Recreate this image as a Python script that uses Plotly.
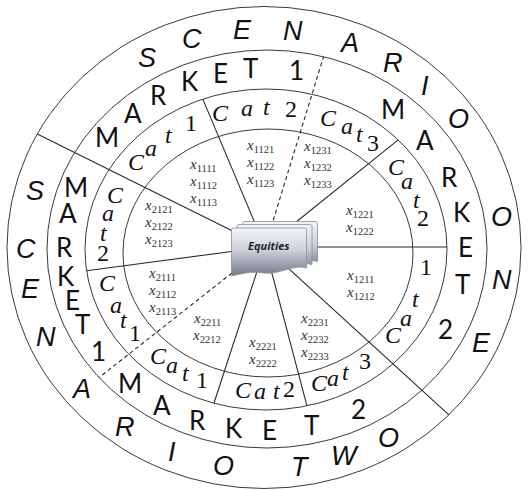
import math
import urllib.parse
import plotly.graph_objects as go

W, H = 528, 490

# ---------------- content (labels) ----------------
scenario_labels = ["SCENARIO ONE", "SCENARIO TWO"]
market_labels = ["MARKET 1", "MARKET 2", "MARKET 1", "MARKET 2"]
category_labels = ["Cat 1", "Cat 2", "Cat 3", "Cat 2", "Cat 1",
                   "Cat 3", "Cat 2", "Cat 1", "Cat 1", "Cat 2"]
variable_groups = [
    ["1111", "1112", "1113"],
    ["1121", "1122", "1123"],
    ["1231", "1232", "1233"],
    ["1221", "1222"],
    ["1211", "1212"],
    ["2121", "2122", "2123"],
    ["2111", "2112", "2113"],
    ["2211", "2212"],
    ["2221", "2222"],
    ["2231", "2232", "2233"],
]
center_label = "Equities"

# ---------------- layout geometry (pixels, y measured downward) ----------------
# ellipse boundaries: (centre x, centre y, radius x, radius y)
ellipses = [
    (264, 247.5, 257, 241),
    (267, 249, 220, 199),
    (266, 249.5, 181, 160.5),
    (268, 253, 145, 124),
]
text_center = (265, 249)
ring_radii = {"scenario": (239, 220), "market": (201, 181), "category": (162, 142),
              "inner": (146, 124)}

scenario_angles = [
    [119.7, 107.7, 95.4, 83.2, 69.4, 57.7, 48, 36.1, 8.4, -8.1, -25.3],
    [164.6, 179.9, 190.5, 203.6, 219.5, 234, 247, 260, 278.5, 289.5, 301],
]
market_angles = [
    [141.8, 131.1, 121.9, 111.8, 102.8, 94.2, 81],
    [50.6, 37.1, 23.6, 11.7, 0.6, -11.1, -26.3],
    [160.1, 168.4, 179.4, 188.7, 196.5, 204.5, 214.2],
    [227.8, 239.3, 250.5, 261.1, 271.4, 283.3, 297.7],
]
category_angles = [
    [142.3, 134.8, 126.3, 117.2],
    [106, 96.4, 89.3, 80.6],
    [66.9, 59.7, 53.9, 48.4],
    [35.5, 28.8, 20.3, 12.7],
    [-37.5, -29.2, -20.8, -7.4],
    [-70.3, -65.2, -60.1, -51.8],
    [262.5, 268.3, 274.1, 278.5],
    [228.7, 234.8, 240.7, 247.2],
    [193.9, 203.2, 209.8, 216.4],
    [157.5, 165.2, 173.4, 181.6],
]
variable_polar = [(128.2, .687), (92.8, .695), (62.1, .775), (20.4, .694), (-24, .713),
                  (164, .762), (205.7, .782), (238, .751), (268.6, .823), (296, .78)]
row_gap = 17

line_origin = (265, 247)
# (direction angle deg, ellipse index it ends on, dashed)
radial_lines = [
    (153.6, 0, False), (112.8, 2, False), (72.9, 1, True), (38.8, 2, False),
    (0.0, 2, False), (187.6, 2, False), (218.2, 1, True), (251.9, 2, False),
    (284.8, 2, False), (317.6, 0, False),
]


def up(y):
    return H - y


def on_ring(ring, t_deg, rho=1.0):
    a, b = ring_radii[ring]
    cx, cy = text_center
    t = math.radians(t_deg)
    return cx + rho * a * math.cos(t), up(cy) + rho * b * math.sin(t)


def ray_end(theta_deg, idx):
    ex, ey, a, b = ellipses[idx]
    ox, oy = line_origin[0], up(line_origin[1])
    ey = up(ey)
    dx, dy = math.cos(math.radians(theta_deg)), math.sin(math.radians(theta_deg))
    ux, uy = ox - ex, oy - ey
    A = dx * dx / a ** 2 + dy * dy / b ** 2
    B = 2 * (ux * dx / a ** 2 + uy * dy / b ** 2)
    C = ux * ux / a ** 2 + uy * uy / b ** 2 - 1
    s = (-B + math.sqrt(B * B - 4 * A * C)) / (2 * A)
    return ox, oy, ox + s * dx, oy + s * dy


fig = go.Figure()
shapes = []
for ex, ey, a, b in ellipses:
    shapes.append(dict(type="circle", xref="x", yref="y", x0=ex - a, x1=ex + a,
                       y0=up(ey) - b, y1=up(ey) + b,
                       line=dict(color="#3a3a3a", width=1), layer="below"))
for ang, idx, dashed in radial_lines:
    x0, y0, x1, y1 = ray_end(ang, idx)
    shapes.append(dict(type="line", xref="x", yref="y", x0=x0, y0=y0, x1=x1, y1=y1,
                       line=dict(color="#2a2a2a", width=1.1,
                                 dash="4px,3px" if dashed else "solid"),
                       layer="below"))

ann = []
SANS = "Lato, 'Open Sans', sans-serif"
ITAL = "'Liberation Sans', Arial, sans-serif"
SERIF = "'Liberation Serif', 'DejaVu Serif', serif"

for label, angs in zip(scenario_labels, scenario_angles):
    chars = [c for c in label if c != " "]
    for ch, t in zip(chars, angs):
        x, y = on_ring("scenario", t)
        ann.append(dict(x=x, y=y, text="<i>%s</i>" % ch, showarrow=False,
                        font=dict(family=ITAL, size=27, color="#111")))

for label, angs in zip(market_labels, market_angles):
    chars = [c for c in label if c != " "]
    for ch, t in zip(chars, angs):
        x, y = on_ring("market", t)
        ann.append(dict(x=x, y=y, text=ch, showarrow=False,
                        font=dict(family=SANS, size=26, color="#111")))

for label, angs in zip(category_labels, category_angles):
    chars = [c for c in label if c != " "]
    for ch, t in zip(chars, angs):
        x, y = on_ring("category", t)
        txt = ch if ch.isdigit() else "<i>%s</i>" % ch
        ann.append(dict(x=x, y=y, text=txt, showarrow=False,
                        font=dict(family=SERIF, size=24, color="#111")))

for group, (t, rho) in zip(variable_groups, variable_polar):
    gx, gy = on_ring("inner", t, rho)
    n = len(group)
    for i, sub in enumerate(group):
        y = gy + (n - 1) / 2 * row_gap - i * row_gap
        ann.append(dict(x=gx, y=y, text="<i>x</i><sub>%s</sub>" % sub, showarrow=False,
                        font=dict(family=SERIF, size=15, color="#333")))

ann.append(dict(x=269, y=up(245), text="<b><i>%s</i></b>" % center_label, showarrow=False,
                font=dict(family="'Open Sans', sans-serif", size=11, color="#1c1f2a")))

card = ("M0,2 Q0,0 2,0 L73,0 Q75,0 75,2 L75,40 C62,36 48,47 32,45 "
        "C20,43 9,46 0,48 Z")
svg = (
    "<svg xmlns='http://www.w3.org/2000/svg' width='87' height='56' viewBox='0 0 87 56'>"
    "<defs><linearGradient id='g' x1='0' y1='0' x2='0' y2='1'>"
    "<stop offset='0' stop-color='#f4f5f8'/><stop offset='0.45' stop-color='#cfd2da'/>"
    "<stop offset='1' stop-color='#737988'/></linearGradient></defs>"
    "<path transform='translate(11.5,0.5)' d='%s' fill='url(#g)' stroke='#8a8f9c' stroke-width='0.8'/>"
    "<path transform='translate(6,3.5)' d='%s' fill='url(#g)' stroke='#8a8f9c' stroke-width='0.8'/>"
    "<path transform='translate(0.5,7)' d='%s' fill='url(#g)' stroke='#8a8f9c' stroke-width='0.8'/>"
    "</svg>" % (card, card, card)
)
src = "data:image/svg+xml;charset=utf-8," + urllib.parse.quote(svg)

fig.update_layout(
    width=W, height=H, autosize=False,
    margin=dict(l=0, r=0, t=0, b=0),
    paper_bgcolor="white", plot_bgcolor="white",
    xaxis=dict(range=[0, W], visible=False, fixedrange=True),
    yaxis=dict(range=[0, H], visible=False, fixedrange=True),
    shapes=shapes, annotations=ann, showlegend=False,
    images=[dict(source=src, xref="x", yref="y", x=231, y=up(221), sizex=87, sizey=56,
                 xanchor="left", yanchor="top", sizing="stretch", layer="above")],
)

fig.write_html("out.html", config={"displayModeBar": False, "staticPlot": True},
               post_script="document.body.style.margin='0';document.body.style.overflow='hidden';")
----------
INSTRUCTIONS FOR THE TASK
Restate each line from the start of the listing through the line bearing "W, H = 528, 490" word for word. Drop the pictures.

RESPONSE
Recreate this image as a Python script that uses Plotly.
import math
import urllib.parse
import plotly.graph_objects as go

W, H = 528, 490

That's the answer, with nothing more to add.